┌─ PROVIDED INFORMATION
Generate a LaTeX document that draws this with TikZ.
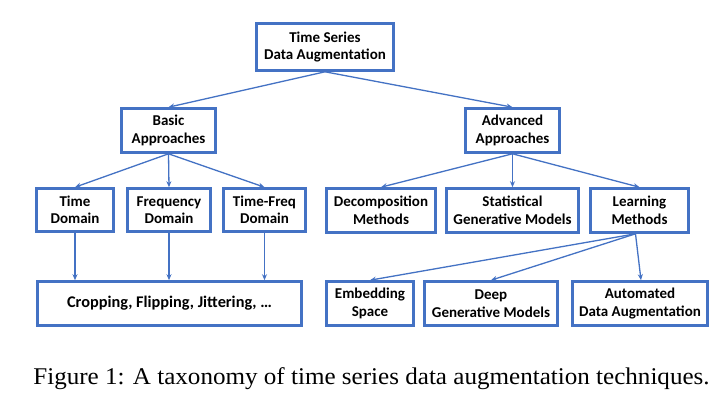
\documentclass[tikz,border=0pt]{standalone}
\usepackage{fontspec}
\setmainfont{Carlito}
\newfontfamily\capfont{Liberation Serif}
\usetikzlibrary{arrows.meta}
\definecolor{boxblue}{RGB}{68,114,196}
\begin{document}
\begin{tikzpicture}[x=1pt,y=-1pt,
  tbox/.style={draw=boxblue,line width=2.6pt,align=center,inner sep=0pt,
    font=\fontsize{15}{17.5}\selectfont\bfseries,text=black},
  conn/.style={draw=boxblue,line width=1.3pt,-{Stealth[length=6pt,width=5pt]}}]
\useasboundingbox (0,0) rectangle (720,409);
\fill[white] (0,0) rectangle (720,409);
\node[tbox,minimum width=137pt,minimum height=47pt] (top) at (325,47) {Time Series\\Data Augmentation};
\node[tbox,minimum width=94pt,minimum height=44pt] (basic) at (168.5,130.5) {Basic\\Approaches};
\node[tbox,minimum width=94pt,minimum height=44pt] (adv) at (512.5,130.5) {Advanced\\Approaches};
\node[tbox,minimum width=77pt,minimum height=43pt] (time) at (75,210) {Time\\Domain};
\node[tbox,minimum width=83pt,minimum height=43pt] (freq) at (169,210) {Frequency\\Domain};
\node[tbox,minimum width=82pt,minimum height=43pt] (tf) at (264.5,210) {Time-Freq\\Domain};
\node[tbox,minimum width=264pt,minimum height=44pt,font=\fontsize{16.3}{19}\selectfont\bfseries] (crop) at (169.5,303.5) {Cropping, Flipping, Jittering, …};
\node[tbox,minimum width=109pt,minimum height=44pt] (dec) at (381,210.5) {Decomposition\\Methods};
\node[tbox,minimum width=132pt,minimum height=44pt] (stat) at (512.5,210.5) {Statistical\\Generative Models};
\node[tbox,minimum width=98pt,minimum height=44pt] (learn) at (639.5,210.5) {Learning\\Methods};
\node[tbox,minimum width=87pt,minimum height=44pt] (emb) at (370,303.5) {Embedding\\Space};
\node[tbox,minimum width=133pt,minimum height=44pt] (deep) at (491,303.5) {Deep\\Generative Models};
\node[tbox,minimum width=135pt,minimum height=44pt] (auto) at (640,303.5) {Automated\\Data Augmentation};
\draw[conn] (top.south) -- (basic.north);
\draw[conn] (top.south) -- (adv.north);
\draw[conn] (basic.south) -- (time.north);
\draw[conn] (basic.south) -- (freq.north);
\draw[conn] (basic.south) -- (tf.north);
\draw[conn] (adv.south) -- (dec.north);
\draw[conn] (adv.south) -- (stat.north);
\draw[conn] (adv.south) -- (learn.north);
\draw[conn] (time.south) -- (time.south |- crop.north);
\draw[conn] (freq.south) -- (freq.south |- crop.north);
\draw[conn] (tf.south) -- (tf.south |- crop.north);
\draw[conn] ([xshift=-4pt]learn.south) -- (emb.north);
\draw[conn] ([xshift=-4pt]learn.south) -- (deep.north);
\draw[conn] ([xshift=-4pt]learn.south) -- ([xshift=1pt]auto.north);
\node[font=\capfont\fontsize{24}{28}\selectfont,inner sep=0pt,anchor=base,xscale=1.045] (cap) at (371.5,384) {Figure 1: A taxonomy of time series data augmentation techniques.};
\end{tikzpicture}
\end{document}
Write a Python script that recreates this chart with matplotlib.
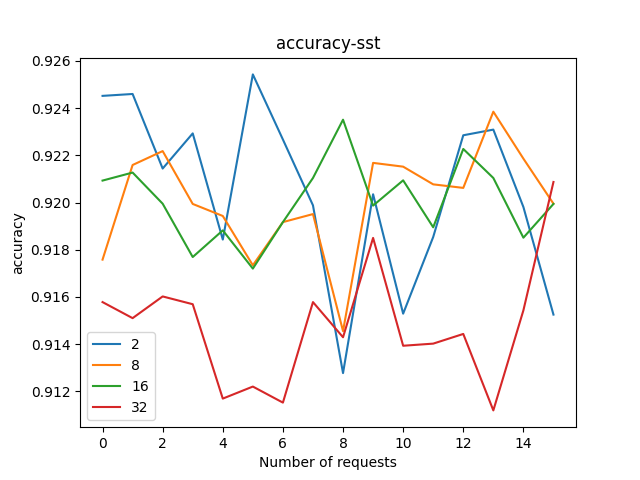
└─
● **REQUIRED TASK**
Using the records above, retype everything exactly except the pictures.

● **EXERCISE RESPONSE**
Generate a LaTeX document that draws this with TikZ.
\documentclass[tikz,border=0pt]{standalone}
\usepackage{fontspec}
\setmainfont{Carlito}
\newfontfamily\capfont{Liberation Serif}
\usetikzlibrary{arrows.meta}
\definecolor{boxblue}{RGB}{68,114,196}
\begin{document}
\begin{tikzpicture}[x=1pt,y=-1pt,
  tbox/.style={draw=boxblue,line width=2.6pt,align=center,inner sep=0pt,
    font=\fontsize{15}{17.5}\selectfont\bfseries,text=black},
  conn/.style={draw=boxblue,line width=1.3pt,-{Stealth[length=6pt,width=5pt]}}]
\useasboundingbox (0,0) rectangle (720,409);
\fill[white] (0,0) rectangle (720,409);
\node[tbox,minimum width=137pt,minimum height=47pt] (top) at (325,47) {Time Series\\Data Augmentation};
\node[tbox,minimum width=94pt,minimum height=44pt] (basic) at (168.5,130.5) {Basic\\Approaches};
\node[tbox,minimum width=94pt,minimum height=44pt] (adv) at (512.5,130.5) {Advanced\\Approaches};
\node[tbox,minimum width=77pt,minimum height=43pt] (time) at (75,210) {Time\\Domain};
\node[tbox,minimum width=83pt,minimum height=43pt] (freq) at (169,210) {Frequency\\Domain};
\node[tbox,minimum width=82pt,minimum height=43pt] (tf) at (264.5,210) {Time-Freq\\Domain};
\node[tbox,minimum width=264pt,minimum height=44pt,font=\fontsize{16.3}{19}\selectfont\bfseries] (crop) at (169.5,303.5) {Cropping, Flipping, Jittering, …};
\node[tbox,minimum width=109pt,minimum height=44pt] (dec) at (381,210.5) {Decomposition\\Methods};
\node[tbox,minimum width=132pt,minimum height=44pt] (stat) at (512.5,210.5) {Statistical\\Generative Models};
\node[tbox,minimum width=98pt,minimum height=44pt] (learn) at (639.5,210.5) {Learning\\Methods};
\node[tbox,minimum width=87pt,minimum height=44pt] (emb) at (370,303.5) {Embedding\\Space};
\node[tbox,minimum width=133pt,minimum height=44pt] (deep) at (491,303.5) {Deep\\Generative Models};
\node[tbox,minimum width=135pt,minimum height=44pt] (auto) at (640,303.5) {Automated\\Data Augmentation};
\draw[conn] (top.south) -- (basic.north);
\draw[conn] (top.south) -- (adv.north);
\draw[conn] (basic.south) -- (time.north);
\draw[conn] (basic.south) -- (freq.north);
\draw[conn] (basic.south) -- (tf.north);
\draw[conn] (adv.south) -- (dec.north);
\draw[conn] (adv.south) -- (stat.north);
\draw[conn] (adv.south) -- (learn.north);
\draw[conn] (time.south) -- (time.south |- crop.north);
\draw[conn] (freq.south) -- (freq.south |- crop.north);
\draw[conn] (tf.south) -- (tf.south |- crop.north);
\draw[conn] ([xshift=-4pt]learn.south) -- (emb.north);
\draw[conn] ([xshift=-4pt]learn.south) -- (deep.north);
\draw[conn] ([xshift=-4pt]learn.south) -- ([xshift=1pt]auto.north);
\node[font=\capfont\fontsize{24}{28}\selectfont,inner sep=0pt,anchor=base,xscale=1.045] (cap) at (371.5,384) {Figure 1: A taxonomy of time series data augmentation techniques.};
\end{tikzpicture}
\end{document}
Write a Python script that recreates this chart with matplotlib.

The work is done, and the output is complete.